Since the Department of State announcement of the United States’ withdrawal from UNESCO, CCP has received several inquiries regarding the effect of the withdrawal on the Cultural Property Advisory Committee (CPAC) and any requests from UNESCO member-nations. Others have wanted to know if the withdrawal would impact other US laws. The answer to both questions is “no,” it will have no effect.
The US cited anti-Israeli bias at UNESCO – the United Nations Educational, Scientific and Cultural Organization – and the need for “fundamental reform” of the organization in its October 12, 2017 to UNESCO Director-General Irina Bokova. The US has mounting arrears in its dues of close to $550 million. The withdrawal will take effect on December 31, 2018, more than a year from now. The US is seeking to “remain engaged with UNESCO as a non-member observer state in order to contribute to U.S. views, perspectives and expertise on some of the important issues undertaken by the organization, including the protection of world heritage, advocating for press freedoms, and promoting scientific collaboration and education.”
It appears that Israel will follow suit. Ann M. Simmons reported in the LA Times that Israeli Prime Minister Benjamin Netanyahu “had instructed the Foreign Ministry to begin the process of pulling out of UNESCO.”
The decision to withdraw has been in the works for years. According to an article by Gardiner Harris and Steven Erlanger in The New York Times, the United States stopped funding UNESCO in 2011, after it granted the Palestinian Authority full membership, because of a 1990 law “mandating a complete cutoff of American financing to any United Nations agency that accepts Palestine as a full member.” President Barack Obama’s attempts to overturn the law failed in Congress and in 2013 the United States lost its vote in UNESCO due to non-payment.
The US has been a key member of UNESCO since its founding in 1945. Director-General Irina Bokova noted the lengthy membership and commitment of the US to UNESCO in her statement in response to the withdrawal notice, quoting the words of the American poet, diplomat and Librarian of Congress, Archibald MacLeish, who penned the lines that open UNESCO’s 1945 Constitution. “Since wars begin in the minds of men, it is in the minds of men that the defenses of peace must be constructed.”
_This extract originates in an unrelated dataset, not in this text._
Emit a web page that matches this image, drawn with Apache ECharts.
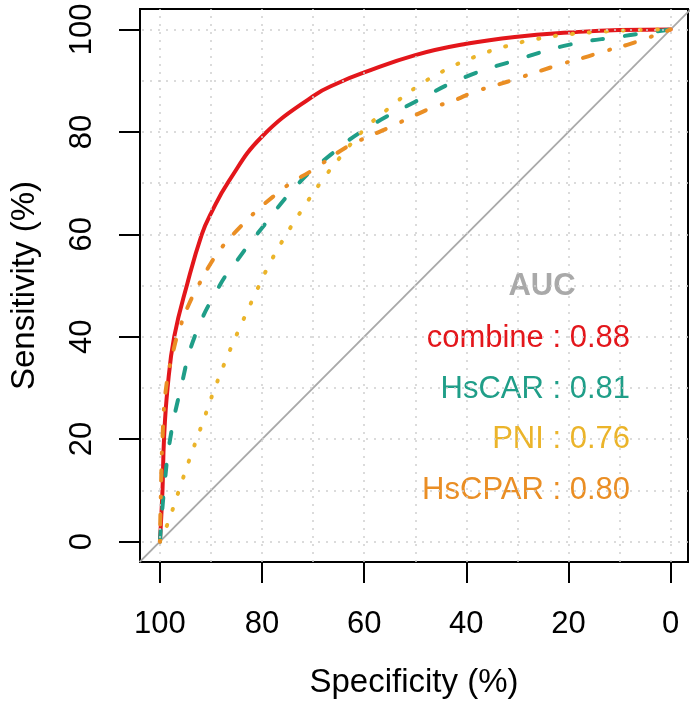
<!DOCTYPE html>
<html><head><meta charset="utf-8">
<script src="https://cdn.jsdelivr.net/npm/echarts@6/dist/echarts.min.js"></script>
<style>html,body{margin:0;padding:0;background:#fff}#c{width:693px;height:707px}</style>
</head><body><div id="c"></div>
<script>
// ---- data ----
const seriesNames = ['combine', 'HsCAR', 'PNI', 'HsCPAR'];
const aucValues = ['0.88', '0.81', '0.76', '0.80'];
const tickValues = [0, 20, 40, 60, 80, 100];
const gridValues = [0, 10, 20, 30, 40, 50, 60, 70, 80, 90, 100];

const combineSpec = [100, 99.5, 99.2, 98.5, 97.2, 94.6, 91.8, 90, 86.5, 80, 70, 65, 60, 50, 40, 30, 20, 10, 0];
const combineSens = [0, 10, 20, 30, 40, 50.5, 60, 64.1, 70.4, 79.1, 87, 89.6, 91.6, 95, 97.2, 98.6, 99.4, 99.9, 100];

const hscarSpec = [100, 99.2, 98, 95.9, 93.2, 88.3, 84.8, 81, 72.8, 66.6, 60, 50, 40, 30, 20, 10, 0];
const hscarSens = [0, 10, 20, 30, 40, 50, 55, 60, 70, 75.5, 80.4, 85.9, 90.8, 94.1, 97, 98.6, 100];

const pniSpec = [100, 99, 97.9, 95.8, 93.7, 91.5, 89.3, 86.9, 84.3, 81.6, 78.8, 75.6, 72.1, 68.4, 64.5, 60.1, 55.2, 50, 44.5, 38.5, 32.3, 25.9, 19.6, 13, 6.5, 0];
const pniSens = [0, 2.2, 5.1, 11.4, 17.5, 23.6, 29.8, 35.9, 41.9, 47.8, 53.7, 59.4, 64.9, 70.3, 75.3, 80.4, 84.6, 88.6, 91.9, 94.6, 96.7, 98.2, 99.1, 99.6, 99.9, 100];

const hscparSpec = [100, 99.8, 99.5, 98.8, 97.2, 96, 94.3, 92.3, 90, 87.6, 84.5, 81.4, 77.9, 74.4, 70.5, 63.2, 59.1, 55, 51, 46.7, 42.5, 38.5, 34.2, 29.8, 25.6, 21.2, 17, 12.8, 8.5, 3.8, 0];
const hscparSens = [0, 10, 20, 30, 38, 42, 46.4, 50.3, 54.4, 57.8, 61.2, 64.3, 67.3, 70, 72.3, 77.2, 79.1, 80.9, 82.8, 84.7, 86.1, 87.8, 89.1, 90.5, 91.9, 93.3, 94.5, 95.8, 97, 98.6, 100];

const diagSpec = [104, -4];
const diagSens = [-4, 104];

// ---- styles ----
const FONT = "'Liberation Sans', Arial, Helvetica, sans-serif";
const colors = ['#E3161B', '#1F9E88', '#EBB42A', '#EA8E24'];
const dashes = ['solid', [11, 22], [1, 16], [1, 16, 10, 17]];

const zip = (a, b) => a.map((v, i) => [v, b[i]]);
const curves = [
  zip(combineSpec, combineSens),
  zip(hscarSpec, hscarSens),
  zip(pniSpec, pniSens),
  zip(hscparSpec, hscparSens)
];

const chart = echarts.init(document.getElementById('c'), null, {renderer: 'canvas'});

const gridLine = {color: '#cfcfcf', width: 1.5, type: [2, 6]};

const series = [{
  type: 'line',
  name: 'diag',
  data: zip(diagSpec, diagSens),
  showSymbol: false,
  clip: true,
  lineStyle: {color: '#a9a9a9', width: 1.8},
  silent: true,
  z: 1,
  markLine: {
    silent: true,
    symbol: ['none', 'none'],
    label: {show: false},
    lineStyle: gridLine,
    emphasis: {disabled: true},
    animation: false,
    data: gridValues.map(v => ({xAxis: v})).concat(gridValues.map(v => ({yAxis: v})))
  }
}];
curves.forEach((d, i) => {
  series.push({
    type: 'line',
    name: seriesNames[i],
    data: d,
    smooth: 0.45,
    showSymbol: false,
    clip: true,
    silent: true,
    z: 2 + i,
    lineStyle: {color: colors[i], width: 4, type: dashes[i], cap: 'round', join: 'round'}
  });
});

const legendY = [338, 389, 439, 490];
const graphics = [{
  type: 'text', x: 542, y: 286, silent: true,
  style: {text: 'AUC', fill: '#a9a9a9', font: 'bold 31px ' + FONT, textAlign: 'center', textVerticalAlign: 'middle'}
}];
seriesNames.forEach((n, i) => {
  graphics.push({
    type: 'text', x: 630, y: legendY[i], silent: true,
    style: {text: n + ' : ' + aucValues[i], fill: colors[i], font: '31px ' + FONT, textAlign: 'right', textVerticalAlign: 'middle'}
  });
});

chart.setOption({
  animation: false,
  backgroundColor: '#fff',
  grid: {left: 139, top: 9, width: 549, height: 553, show: true, borderColor: '#000', borderWidth: 2, backgroundColor: 'transparent', containLabel: false},
  xAxis: {
    type: 'value', inverse: true, min: -3.4, max: 103.9,
    axisLine: {show: false, onZero: false},
    splitLine: {show: false},
    axisTick: {show: true, length: 21, customValues: tickValues, lineStyle: {color: '#000', width: 2}},
    axisLabel: {customValues: tickValues, fontSize: 31, color: '#000', margin: 47, fontFamily: FONT},
    name: 'Specificity (%)', nameLocation: 'middle', nameGap: 104,
    nameTextStyle: {fontSize: 33, color: '#000', fontFamily: FONT}
  },
  yAxis: {
    type: 'value', min: -4, max: 104,
    axisLine: {show: false, onZero: false},
    splitLine: {show: false},
    axisTick: {show: true, length: 21, customValues: tickValues, lineStyle: {color: '#000', width: 2}},
    axisLabel: {customValues: tickValues, rotate: 90, fontSize: 31, color: '#000', margin: 42, fontFamily: FONT},
    name: 'Sensitivity (%)', nameLocation: 'middle', nameGap: 99, nameRotate: 90,
    nameTextStyle: {fontSize: 33, color: '#000', fontFamily: FONT}
  },
  series: series,
  graphic: graphics
});
</script></body></html>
The US played a major part in the writing of key UNESCO international instruments pertaining to cultural property, including the UNESCO 1970 Convention on the Means of Prohibiting and Preventing the Illicit Import, Export and Transfer of Ownership of Cultural Property, and helped to inspire the 1972 UNESCO World Heritage Convention. Until 2011, US financial contributions formed a large part of UNESCO’s budget, about 22 percent per year.
This is not the first time that the US has withdrawn from UNESCO membership. In 1984, under the Reagan administration, the US withdrew as a result of UNESCO’s persistent criticism of Israel, as well as concerns about Moscow’s influence on the organization. The US rejoined UNESCO in 2002 under George W. Bush’s administration, in an attempt to broaden international cooperation prior to the Iraq war.
UNESCO Director-General Irina Bokova expressed“profound regret” at the United States decision to withdraw, saying that, “Universality is critical to UNESCO’s mission to strengthen international peace and security in the face of hatred and violence, to defend human rights and dignity.” She cited many ways that the American people share UNESCO’s mission and referenced the 23 UNESCO World Heritage Sites and 30 Biosphere Reserves in the United States. She noted some of the projects in which the US and UNESCO have worked in collaboration – the Global Partnership for Girls’ and Women’s Education in 2011, the celebration of World Press Freedom Day in 2011, and International Jazz Day in 2016, and concluded by expressing her sense of loss at the US decision to withdraw.